Versioning is another great tool. Companies often need to know when and where a document, blog or wiki was updated. This might help in understanding why a particular contract provision was worded the way it was or where a trouble ticket got mishandled. The latter is a nice way to pre-empt litigation. Imagine if you were using a wiki to problem solve a server crash that caused other problems. By referring to prior versions of your wiki, you could effectively communicate with your customer about how things went wrong, and why. This type of communication is often the single best way of keeping that customer from calling their lawyer, and increasing your legal costs as a result.

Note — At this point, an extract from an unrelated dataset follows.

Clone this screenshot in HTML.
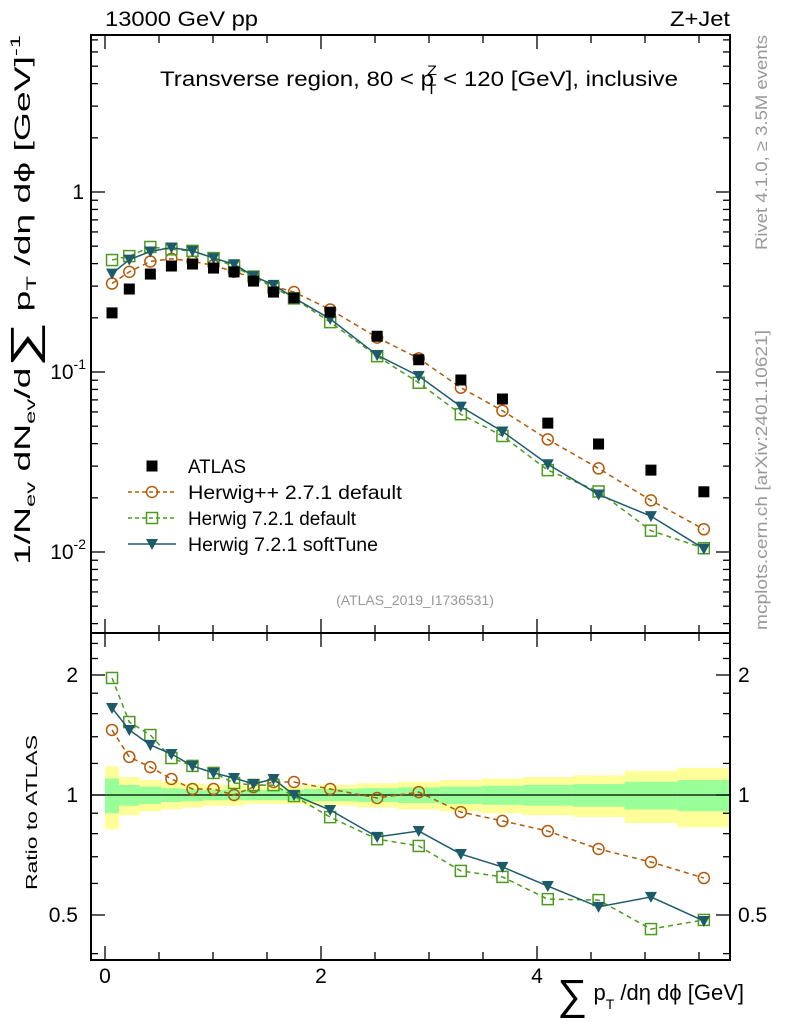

I also really like this version of filtering. Filtering has VERY negative connotations. When people, including myself, think of filtering, we tend to think of very heavy handed, and honestly, very lawyer driven, filtering systems that end up forcing people to communicate using vague and tortured language. However properly implemented, filtering can be an effective business communication tool. For example, you might want to create an internal corporate blog. To make the blog effective you put few or no restrictions on what can be discussed. You could use filtering to leverage your internal blog. By setting up rules, certain content from your internal blog could be posted to your public blog. Not only does this save you time and money, it makes your external blog more authentic, and might result in more market acceptance.
So, overall, my conversation with Mr. Carter was pretty exciting. It’s interesting to see technology embraced and adapted in ways that acknowledge real world issues and the way corporate environments need to be structured to deal with business today.